◆ Set problem ◆
Return all lines in the material below that contain "this".

◆ Extracted data ◆
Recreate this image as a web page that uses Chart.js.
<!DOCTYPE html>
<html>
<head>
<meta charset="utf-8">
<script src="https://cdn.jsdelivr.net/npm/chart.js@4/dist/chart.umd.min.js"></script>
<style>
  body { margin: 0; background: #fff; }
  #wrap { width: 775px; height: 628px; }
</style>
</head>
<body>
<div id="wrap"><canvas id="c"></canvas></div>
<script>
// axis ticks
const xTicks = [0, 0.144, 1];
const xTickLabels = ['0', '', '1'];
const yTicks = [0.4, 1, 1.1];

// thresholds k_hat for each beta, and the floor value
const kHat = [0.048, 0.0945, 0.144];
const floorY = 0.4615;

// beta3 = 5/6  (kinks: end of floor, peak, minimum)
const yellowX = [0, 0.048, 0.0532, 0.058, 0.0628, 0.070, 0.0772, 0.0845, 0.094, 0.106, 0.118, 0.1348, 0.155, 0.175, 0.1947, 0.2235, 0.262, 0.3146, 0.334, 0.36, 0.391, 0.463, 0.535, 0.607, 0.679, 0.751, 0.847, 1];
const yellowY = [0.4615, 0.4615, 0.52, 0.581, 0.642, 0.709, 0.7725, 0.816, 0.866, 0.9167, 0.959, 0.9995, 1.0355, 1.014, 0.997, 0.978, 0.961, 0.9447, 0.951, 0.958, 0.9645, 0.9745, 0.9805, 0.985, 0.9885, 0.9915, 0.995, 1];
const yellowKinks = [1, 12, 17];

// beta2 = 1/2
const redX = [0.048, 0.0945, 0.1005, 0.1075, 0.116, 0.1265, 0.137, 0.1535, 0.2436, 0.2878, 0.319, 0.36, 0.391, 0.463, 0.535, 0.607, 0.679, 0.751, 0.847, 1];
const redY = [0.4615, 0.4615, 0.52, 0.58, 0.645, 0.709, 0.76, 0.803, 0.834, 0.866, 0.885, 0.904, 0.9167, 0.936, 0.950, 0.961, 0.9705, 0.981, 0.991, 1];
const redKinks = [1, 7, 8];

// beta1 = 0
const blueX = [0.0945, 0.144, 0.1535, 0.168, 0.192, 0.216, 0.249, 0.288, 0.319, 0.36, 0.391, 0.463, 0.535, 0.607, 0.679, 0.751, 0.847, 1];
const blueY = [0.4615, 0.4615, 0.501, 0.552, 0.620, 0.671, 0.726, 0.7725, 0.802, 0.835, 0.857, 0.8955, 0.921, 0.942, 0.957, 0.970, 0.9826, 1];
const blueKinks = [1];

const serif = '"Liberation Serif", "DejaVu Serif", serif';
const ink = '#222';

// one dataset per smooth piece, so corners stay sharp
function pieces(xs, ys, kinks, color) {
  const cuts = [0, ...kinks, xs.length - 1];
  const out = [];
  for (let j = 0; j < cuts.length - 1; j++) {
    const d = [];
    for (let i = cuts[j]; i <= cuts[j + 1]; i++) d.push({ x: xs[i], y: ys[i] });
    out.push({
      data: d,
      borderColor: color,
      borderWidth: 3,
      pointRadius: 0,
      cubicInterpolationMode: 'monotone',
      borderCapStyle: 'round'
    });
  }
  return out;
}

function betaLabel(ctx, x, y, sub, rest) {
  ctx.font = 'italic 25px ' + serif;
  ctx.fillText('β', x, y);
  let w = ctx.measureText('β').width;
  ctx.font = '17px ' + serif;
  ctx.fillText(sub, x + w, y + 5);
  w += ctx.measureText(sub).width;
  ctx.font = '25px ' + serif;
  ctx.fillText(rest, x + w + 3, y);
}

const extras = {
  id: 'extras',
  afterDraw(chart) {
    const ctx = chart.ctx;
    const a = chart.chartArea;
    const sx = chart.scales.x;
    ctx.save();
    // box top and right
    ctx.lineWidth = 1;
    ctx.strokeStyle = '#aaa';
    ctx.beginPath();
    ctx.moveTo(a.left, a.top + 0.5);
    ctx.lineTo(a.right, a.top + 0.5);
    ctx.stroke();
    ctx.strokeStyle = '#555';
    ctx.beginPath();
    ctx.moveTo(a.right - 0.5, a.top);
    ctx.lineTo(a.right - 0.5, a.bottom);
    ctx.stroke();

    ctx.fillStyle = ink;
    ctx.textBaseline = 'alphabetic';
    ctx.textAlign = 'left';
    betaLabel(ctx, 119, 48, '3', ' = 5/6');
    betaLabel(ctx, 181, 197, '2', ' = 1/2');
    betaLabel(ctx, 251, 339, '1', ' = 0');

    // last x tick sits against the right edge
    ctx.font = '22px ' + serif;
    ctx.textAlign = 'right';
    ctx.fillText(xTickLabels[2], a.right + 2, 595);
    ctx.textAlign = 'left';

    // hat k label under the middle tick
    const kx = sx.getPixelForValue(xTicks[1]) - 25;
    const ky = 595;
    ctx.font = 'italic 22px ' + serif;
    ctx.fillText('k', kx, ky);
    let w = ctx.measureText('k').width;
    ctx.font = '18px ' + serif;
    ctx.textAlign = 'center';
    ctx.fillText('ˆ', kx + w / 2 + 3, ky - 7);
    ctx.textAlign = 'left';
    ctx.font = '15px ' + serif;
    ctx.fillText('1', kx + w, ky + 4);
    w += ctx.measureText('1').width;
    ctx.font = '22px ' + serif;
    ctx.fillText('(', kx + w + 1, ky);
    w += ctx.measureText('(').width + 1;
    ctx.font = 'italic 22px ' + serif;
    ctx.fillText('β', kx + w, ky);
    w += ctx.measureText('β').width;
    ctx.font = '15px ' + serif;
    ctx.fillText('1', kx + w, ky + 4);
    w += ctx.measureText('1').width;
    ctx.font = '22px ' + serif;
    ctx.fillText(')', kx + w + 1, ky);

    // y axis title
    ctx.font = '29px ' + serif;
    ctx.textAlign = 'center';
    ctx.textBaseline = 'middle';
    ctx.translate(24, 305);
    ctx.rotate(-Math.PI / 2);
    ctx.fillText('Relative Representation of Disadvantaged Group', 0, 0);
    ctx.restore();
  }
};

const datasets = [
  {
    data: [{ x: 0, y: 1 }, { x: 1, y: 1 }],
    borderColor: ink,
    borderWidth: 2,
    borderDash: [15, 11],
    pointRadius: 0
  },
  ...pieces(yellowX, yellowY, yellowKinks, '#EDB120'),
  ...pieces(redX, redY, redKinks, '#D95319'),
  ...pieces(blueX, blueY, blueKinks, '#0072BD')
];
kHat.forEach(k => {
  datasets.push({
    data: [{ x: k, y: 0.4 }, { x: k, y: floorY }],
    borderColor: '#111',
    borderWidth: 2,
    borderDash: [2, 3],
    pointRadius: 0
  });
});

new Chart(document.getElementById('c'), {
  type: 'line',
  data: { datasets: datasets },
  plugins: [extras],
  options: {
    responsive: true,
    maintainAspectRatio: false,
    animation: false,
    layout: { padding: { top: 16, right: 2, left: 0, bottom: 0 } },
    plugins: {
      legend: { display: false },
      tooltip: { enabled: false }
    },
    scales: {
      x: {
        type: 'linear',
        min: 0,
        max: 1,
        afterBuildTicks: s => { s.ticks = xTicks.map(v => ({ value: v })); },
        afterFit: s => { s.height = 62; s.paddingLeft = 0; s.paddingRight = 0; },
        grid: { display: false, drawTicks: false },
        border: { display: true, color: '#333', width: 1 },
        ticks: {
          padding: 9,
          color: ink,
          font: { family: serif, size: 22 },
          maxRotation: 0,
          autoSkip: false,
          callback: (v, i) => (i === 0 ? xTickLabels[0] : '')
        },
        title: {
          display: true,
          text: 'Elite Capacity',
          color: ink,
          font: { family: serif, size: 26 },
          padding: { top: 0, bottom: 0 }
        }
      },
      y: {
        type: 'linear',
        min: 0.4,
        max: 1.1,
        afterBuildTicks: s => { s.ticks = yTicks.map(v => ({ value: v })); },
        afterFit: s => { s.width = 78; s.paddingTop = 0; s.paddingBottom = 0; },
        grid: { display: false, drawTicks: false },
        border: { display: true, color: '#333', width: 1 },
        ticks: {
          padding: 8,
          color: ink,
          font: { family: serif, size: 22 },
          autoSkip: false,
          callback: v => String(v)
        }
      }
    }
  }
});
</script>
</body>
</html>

---

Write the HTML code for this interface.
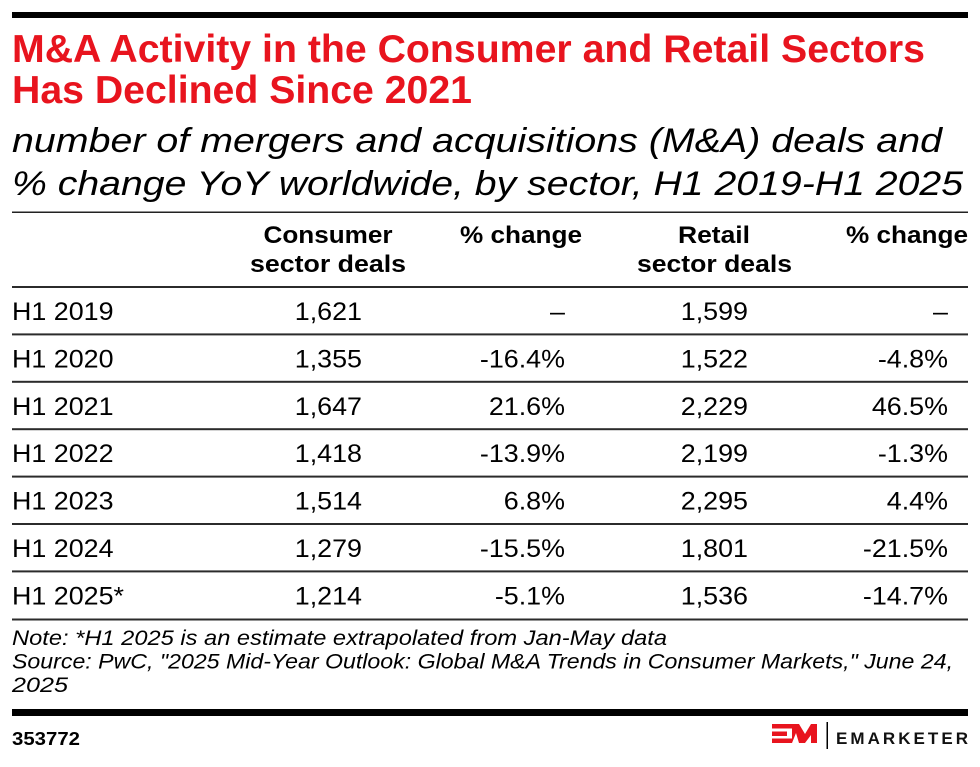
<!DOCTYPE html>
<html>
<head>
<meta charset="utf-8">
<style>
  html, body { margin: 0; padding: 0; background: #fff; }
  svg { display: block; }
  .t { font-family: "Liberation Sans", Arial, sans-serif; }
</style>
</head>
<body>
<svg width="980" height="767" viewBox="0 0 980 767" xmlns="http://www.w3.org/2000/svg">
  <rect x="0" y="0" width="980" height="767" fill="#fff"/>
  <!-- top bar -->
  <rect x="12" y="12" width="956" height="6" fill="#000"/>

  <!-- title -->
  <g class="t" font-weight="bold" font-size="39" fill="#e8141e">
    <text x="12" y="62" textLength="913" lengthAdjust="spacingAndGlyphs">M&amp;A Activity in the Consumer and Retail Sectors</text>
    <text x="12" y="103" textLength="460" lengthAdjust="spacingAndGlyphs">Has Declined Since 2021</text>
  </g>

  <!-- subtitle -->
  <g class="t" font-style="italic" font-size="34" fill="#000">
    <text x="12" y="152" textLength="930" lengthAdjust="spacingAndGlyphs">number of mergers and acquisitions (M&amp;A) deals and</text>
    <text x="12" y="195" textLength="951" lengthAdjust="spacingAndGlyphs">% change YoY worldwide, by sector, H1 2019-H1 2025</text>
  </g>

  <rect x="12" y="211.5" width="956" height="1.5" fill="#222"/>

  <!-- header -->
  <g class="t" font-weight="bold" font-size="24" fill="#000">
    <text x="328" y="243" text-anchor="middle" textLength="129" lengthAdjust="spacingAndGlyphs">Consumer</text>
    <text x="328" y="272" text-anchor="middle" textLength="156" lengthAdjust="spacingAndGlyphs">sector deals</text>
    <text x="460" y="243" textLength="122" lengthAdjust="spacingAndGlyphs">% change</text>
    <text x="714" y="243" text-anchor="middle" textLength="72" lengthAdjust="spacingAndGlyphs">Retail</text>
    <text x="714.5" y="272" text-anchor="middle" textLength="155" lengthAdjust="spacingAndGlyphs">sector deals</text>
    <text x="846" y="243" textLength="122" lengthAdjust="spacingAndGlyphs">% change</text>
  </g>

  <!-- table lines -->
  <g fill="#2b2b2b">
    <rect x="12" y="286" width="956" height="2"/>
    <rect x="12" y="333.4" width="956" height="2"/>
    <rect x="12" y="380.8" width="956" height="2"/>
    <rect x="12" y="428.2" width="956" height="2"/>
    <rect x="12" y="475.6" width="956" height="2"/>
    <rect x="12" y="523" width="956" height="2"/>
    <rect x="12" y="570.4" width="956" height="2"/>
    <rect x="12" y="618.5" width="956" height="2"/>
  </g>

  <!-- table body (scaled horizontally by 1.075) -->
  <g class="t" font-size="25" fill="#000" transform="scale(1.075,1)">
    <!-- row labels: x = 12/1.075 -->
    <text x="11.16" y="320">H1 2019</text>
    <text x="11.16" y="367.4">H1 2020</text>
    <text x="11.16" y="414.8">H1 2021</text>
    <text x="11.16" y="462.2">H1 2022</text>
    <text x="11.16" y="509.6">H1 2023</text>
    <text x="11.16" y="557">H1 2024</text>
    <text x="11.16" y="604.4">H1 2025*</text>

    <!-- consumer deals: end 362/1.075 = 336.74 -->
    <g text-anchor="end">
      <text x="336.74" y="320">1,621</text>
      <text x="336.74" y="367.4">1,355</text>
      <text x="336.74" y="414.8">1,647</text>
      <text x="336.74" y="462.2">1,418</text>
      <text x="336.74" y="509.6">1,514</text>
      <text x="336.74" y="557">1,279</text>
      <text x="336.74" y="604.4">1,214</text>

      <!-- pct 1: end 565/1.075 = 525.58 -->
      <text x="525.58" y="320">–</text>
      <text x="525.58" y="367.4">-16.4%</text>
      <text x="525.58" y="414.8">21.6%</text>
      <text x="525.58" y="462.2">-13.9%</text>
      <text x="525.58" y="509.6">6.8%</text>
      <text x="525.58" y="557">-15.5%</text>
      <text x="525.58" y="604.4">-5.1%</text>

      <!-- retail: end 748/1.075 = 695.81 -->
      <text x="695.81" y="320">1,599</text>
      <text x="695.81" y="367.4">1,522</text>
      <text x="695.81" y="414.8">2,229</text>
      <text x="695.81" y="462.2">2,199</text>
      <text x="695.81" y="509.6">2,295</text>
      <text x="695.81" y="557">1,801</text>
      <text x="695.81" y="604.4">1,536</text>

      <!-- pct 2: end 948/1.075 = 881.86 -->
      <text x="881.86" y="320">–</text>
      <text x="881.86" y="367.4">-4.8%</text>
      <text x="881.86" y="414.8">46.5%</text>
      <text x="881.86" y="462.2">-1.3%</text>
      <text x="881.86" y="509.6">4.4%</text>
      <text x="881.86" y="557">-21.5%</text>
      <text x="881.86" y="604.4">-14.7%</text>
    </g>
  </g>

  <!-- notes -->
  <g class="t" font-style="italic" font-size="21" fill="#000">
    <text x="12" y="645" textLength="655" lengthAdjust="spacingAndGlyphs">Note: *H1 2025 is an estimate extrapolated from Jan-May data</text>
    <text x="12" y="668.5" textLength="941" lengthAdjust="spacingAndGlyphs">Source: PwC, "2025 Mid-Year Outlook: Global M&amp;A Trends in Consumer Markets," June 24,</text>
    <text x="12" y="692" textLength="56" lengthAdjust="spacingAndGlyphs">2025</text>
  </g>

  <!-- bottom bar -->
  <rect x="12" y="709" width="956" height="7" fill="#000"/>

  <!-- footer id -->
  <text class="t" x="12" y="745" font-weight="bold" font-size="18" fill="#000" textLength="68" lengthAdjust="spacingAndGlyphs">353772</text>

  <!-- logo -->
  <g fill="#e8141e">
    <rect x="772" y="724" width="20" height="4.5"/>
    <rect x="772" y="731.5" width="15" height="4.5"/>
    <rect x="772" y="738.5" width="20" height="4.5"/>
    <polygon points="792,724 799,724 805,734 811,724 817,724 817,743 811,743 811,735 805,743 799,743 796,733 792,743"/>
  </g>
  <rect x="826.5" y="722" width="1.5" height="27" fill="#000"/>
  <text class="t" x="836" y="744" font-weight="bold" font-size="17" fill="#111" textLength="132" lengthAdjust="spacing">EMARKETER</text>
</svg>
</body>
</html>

...

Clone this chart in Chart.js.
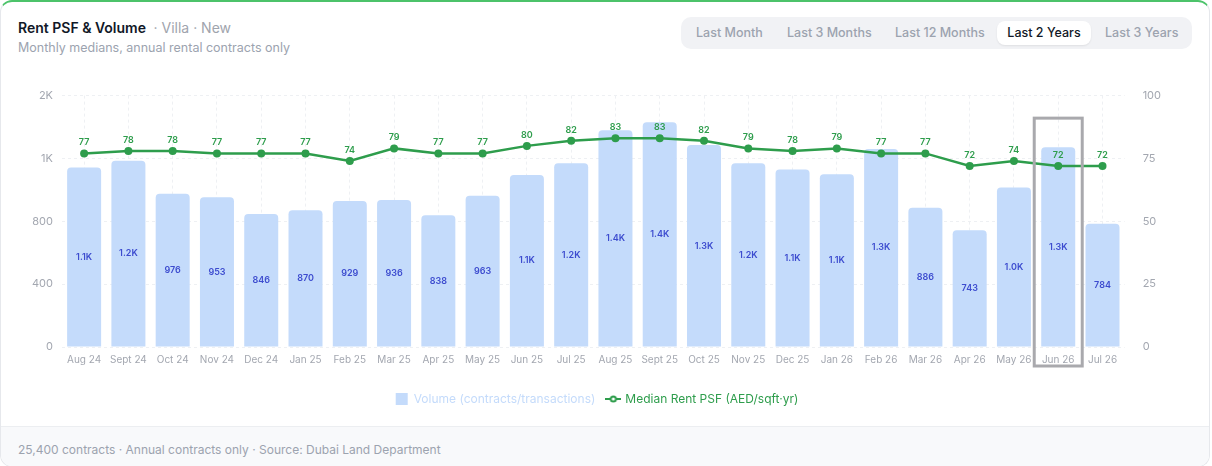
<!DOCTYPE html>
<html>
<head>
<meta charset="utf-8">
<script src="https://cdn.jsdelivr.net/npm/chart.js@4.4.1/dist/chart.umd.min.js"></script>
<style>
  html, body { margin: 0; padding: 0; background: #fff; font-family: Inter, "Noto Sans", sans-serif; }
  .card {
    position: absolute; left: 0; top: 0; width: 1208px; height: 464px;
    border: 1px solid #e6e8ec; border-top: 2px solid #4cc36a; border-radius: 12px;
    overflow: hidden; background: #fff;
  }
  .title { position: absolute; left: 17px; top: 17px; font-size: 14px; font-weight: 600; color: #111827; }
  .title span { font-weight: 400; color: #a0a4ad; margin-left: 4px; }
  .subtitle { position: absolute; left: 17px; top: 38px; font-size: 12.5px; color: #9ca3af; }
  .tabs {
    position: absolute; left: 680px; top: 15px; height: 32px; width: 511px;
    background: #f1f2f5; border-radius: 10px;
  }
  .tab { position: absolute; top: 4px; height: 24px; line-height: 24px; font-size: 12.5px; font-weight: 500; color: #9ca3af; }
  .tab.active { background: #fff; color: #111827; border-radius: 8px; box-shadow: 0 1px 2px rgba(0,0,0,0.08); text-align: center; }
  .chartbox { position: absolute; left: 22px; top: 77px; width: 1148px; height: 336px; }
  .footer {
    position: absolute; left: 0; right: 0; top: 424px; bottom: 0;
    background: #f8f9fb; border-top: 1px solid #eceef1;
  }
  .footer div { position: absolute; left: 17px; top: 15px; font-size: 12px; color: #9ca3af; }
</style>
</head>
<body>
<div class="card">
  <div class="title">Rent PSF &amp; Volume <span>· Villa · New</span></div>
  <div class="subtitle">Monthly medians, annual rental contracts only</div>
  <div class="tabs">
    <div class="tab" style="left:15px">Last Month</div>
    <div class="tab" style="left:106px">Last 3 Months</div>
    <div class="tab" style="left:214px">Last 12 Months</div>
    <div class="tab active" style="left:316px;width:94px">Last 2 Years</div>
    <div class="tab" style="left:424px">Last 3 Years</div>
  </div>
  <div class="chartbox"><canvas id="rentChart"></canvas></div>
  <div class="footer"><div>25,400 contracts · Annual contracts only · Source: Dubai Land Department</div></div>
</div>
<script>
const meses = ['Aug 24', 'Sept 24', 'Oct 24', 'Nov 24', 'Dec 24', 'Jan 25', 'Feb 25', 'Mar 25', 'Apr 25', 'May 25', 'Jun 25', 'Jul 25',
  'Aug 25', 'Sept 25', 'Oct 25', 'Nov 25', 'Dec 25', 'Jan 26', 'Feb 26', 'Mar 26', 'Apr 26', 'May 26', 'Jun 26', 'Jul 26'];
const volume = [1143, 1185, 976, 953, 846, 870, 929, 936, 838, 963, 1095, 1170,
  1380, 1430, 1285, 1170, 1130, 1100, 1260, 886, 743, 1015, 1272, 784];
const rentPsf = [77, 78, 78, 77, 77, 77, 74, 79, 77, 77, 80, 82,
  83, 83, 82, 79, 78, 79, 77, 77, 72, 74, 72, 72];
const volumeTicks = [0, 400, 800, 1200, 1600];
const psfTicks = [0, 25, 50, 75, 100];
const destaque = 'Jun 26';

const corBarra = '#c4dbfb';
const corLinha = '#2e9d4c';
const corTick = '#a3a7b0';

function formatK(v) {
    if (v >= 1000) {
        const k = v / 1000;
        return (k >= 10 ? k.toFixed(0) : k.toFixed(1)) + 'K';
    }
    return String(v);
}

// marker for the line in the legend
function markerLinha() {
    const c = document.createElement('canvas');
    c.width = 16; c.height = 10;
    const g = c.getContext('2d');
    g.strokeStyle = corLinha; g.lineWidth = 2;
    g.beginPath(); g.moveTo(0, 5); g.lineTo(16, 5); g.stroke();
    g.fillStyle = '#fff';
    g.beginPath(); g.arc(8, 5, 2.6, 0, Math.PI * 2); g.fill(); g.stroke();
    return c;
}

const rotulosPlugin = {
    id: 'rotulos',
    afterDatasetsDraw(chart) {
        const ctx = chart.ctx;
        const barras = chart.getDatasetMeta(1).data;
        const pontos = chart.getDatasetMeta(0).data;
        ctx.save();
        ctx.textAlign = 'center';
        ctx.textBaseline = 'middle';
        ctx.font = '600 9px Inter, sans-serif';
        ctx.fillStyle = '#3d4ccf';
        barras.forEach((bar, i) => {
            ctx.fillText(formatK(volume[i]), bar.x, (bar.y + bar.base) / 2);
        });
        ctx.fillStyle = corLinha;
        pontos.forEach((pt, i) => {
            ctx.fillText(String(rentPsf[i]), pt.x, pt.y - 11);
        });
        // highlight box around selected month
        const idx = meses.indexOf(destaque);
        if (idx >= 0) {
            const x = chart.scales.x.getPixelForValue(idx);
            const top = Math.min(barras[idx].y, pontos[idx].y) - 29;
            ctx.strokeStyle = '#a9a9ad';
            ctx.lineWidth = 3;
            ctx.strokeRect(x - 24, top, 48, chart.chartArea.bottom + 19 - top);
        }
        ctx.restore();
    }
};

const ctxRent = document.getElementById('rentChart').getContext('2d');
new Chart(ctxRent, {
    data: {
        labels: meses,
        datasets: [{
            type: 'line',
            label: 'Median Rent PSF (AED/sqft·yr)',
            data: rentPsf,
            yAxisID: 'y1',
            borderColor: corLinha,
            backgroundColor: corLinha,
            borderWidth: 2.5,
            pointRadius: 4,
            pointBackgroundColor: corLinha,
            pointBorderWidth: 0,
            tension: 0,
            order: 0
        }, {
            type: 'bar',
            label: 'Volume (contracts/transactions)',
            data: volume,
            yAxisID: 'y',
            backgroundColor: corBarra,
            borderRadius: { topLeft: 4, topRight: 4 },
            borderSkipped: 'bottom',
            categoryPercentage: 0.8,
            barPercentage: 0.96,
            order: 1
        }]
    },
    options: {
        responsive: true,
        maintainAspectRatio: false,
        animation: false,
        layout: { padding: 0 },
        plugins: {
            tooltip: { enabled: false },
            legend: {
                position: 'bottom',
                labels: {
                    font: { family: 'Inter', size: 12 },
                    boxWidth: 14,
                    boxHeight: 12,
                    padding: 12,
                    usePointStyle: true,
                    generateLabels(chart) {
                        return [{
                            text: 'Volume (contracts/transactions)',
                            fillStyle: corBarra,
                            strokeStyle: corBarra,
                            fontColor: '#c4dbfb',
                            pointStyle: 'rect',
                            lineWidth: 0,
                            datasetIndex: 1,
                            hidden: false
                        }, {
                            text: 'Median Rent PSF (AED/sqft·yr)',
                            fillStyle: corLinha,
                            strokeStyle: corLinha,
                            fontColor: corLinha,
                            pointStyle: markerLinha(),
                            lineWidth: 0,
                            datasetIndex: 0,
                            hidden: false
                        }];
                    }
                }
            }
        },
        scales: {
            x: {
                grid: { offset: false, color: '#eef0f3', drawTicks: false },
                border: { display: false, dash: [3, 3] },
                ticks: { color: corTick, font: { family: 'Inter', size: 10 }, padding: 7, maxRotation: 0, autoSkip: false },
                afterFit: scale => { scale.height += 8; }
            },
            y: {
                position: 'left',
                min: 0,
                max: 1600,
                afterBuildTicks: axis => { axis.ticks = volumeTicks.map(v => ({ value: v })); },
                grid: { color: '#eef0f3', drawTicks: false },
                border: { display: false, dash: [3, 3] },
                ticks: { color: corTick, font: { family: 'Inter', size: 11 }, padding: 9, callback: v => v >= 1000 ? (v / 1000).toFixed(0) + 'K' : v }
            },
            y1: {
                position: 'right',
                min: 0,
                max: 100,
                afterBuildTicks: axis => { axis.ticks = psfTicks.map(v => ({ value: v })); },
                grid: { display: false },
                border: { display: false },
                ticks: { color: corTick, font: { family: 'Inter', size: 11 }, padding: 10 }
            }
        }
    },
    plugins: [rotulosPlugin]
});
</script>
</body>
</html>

◆ Written response ◆
Recreate this image as a web page that uses Chart.js.
Write the HTML code for this interface.
Clone this chart in Chart.js.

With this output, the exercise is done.